Public Relations Tools
Public relations (PR) is the practice of managing the flow of information between an individual or an organization and the public. Public relations may include an organization or individual gaining exposure to their audiences through topics of public interest and news items that do not require direct payment. For a company, the aim of public relations is to persuade the public, investors, partners, employees, and other stakeholders to maintain a certain point of view about it, its leadership, products, or its political decisions. Common activities include speaking at conferences, winning industry awards, working with the press, communicating with employees, and sending out press releases .
Building and managing relationships with those who influence an organization or individual's audiences has a central role in public relations.After a public relations practitioner has been working in the field, they accumulate a list of relationships that become an asset, especially for those in media relations. The ultimate objective of PR is to retain goodwill as well as create it. This is the first core element in public relations. Secondly, the successful procedure to follow in public relations is to first do good and then take credit for it. Thirdly, the PR program must describe its target audience. In most instances, PR programs are aimed at multiple audiences that have varying points of view and needs. Finally, public relations is a planned activity that requires intelligence.
There are several PR tools firms can utilize to ensure effective PR programs:
Messaging is the process of creating a consistent story around a product, person, company, or service. Messaging aims to avoid having readers receive contradictory or confusing information that will instill doubt in their purchasing choice or other decisions that have an impact on the company. Brands aim to have the same problem statement, industry viewpoint, or brand perception shared across sources and mediums.
A fundamental technique used in public relations is to identify the target audience, and to tailor messages to appeal to them. Sometimes the interests of differing audiences and stakeholders common to a public relations effort necessitate the creation of several distinct but complementary messages.
On the other hand, stakeholder theory identifies people who have a stake in a given institution or issue. All audiences are stakeholders (or presumptive stakeholders), but not all stakeholders are audiences. For example, if a charity commissions a public relations agency to create an advertising campaign to raise money to find a cure for a disease, the charity and the people with the disease are stakeholders, but the audience is anyone who might be willing to donate money.

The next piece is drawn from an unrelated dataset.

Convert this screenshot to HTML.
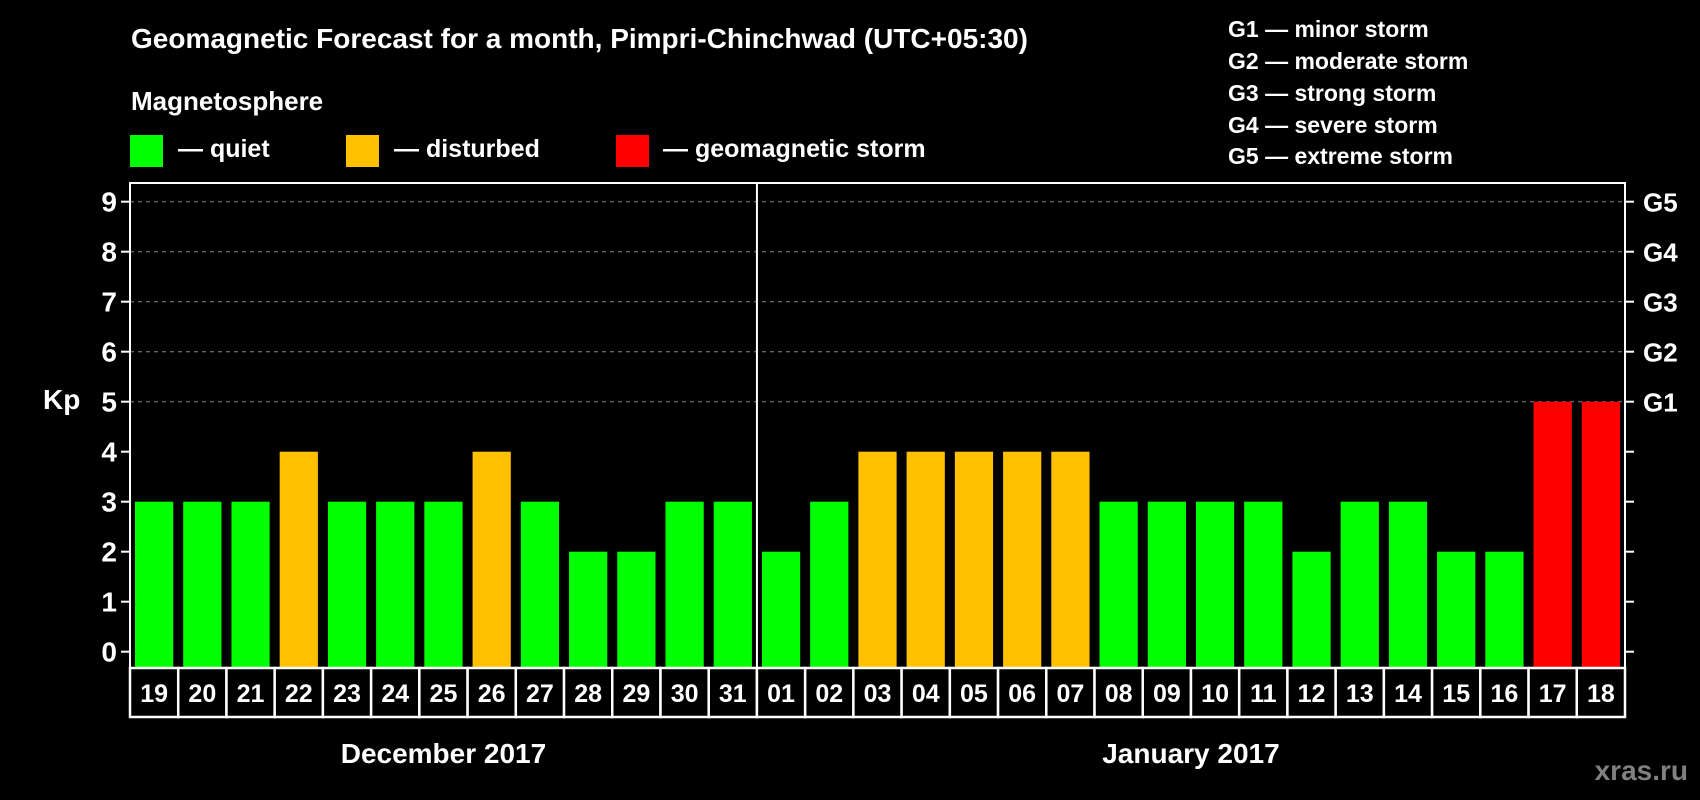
<!DOCTYPE html>
<html><head><meta charset="utf-8"><style>
html,body{margin:0;padding:0;background:#000;}
svg{display:block;font-family:"Liberation Sans",Arial,sans-serif;font-weight:bold;}
</style></head><body>
<svg id="chart" width="1700" height="800" viewBox="0 0 1700 800">
<rect x="0" y="0" width="1700" height="800" fill="#000"/>
<text x="131" y="48" font-size="28" fill="#fff">Geomagnetic Forecast for a month, Pimpri-Chinchwad (UTC+05:30)</text>
<text x="131" y="110" font-size="26" fill="#fff">Magnetosphere</text>
<g><rect x="130" y="135" width="33" height="32" fill="#00ff00"/><text x="178" y="157" font-size="25" fill="#fff">— quiet</text></g>
<g><rect x="346" y="135" width="33" height="32" fill="#ffc000"/><text x="394" y="157" font-size="25" fill="#fff">— disturbed</text></g>
<g><rect x="616" y="135" width="33" height="32" fill="#ff0000"/><text x="663" y="157" font-size="25" fill="#fff">— geomagnetic storm</text></g>
<g font-size="23" fill="#fff">
<text x="1228" y="37">G1 — minor storm</text>
<text x="1228" y="69">G2 — moderate storm</text>
<text x="1228" y="101">G3 — strong storm</text>
<text x="1228" y="133">G4 — severe storm</text>
<text x="1228" y="164">G5 — extreme storm</text>
</g>
<text x="43" y="409" font-size="28" fill="#fff">Kp</text>
<text x="1598" y="780" font-size="28" fill="#808080" text-anchor="end" transform="translate(90,0)">xras.ru</text>
<g id="plot"></g>
</svg>
<script>
const days = ["19","20","21","22","23","24","25","26","27","28","29","30","31","01","02","03","04","05","06","07","08","09","10","11","12","13","14","15","16","17","18"];
const kp = [3,3,3,4,3,3,3,4,3,2,2,3,3, 2,3,4,4,4,4,4,3,3,3,3,2,3,3,2,2,5,5];
const yTicks = [0,1,2,3,4,5,6,7,8,9];
const stormLabels = ["G1","G2","G3","G4","G5"];
const stormLevels = [5,6,7,8,9];
const months = ["December 2017","January 2017"];
const monthStarts = [0,13];

const L=130,R=1625,T=183,B=668;
const colW=(R-L)/days.length;
const y=v=>651.7-v*50;
const x=i=>L+i*colW;
const NS="http://www.w3.org/2000/svg";
const g=document.getElementById('plot');
function mk(tag,attrs,parent){const e=document.createElementNS(NS,tag);for(const k in attrs)e.setAttribute(k,attrs[k]);(parent||g).appendChild(e);return e;}

stormLevels.forEach(v=>{
  const l=mk('line',{x1:L,x2:R,y1:y(v),y2:y(v),stroke:'#888','stroke-dasharray':'4,4','stroke-width':1});
  
  
});
kp.forEach((v,i)=>{
  const c=v>=5?'#ff0000':(v>=4?'#ffc000':'#00ff00');
  const r=mk('rect',{x:x(i)+5,y:y(v),width:colW-10,height:B-y(v),fill:c});
  
  
});
yTicks.forEach(v=>{
  const t1=mk('line',{x1:L-9,x2:L,y1:y(v),y2:y(v),stroke:'#fff','stroke-width':2});
  
  
  const t2=mk('line',{x1:R,x2:R+9,y1:y(v),y2:y(v),stroke:'#fff','stroke-width':2});
  
  
  const tx=mk('text',{x:117,y:y(v)+10,'font-size':28,fill:'#fff','text-anchor':'end'});
  tx.textContent=v;
  
  
});
stormLabels.forEach((s,i)=>{
  const tx=mk('text',{x:1643,y:y(stormLevels[i])+10,'font-size':26,fill:'#fff'});
  tx.textContent=s;
  
  
});
const fr=mk('rect',{x:L,y:T,width:R-L,height:B-T,fill:'none',stroke:'#fff','stroke-width':2});


const dv=mk('line',{x1:x(13),x2:x(13),y1:T,y2:B,stroke:'#fff','stroke-width':2});


days.forEach((d,i)=>{
  const b=mk('rect',{x:x(i),y:B,width:colW,height:49,fill:'#000',stroke:'#fff','stroke-width':2.5});
  
  
  const t=mk('text',{x:x(i)+colW/2,y:B+34,'font-size':25,fill:'#fff','text-anchor':'middle'});
  t.textContent=d;
  
  
});
months.forEach((m,i)=>{
  const s=monthStarts[i], e=i+1<monthStarts.length?monthStarts[i+1]:days.length;
  const t=mk('text',{x:(x(s)+x(e))/2,y:763,'font-size':28,fill:'#fff','text-anchor':'middle'});
  t.textContent=m;
  
  
});
</script>
</body></html>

Digital marketing is the use of Internet tools and technologies such as search engines, Web 2.0 social bookmarking, new media relations, blogging, and social media marketing. Interactive PR allows companies and organizations to disseminate information without relying solely on mainstream publications and communicate directly with the public, customers, and prospects. Online social media such as Facebook and Twitter ensures that firms can get their messages heard directly and quickly. Other forms of media include newspapers, television programs, radio stations, and magazines. Public relations people write press release stories about their organization that they hope the media will use. If the press releases are not used, the marketer attempts to ensure that whatever the media says about the organization is accurate and as complementary as possible.
Advertising dollars in traditional media productions have declined as more and more readers have turned to favor online and social media news sources. As readership in traditional media shifts to online media, so have the focus of many in public relations. Social media releases, search engine optimization, content publishing, and the introduction of podcasts and video are other trends.
Sponsorship is often used as part of a public relations campaign. A company will pay money to have its logo or products used within a public relations campaign. The money is often used to offset the cost of the campaign or to compensate a public figure, spokesperson or "influencer. " An example of a sponsorship is a concert tour presented by a bank or drink company.
Product placement is basically passive advertising. A company pays to have its products used prominently within the context of a public relations campaign. Sometimes products are shown in photographs, in film or video messages or during live appearances. The most common use of product placement is in films where characters use or scenes include products. The fees a company pays to have their products included are often used to offset the cost of production or the actual campaign itself.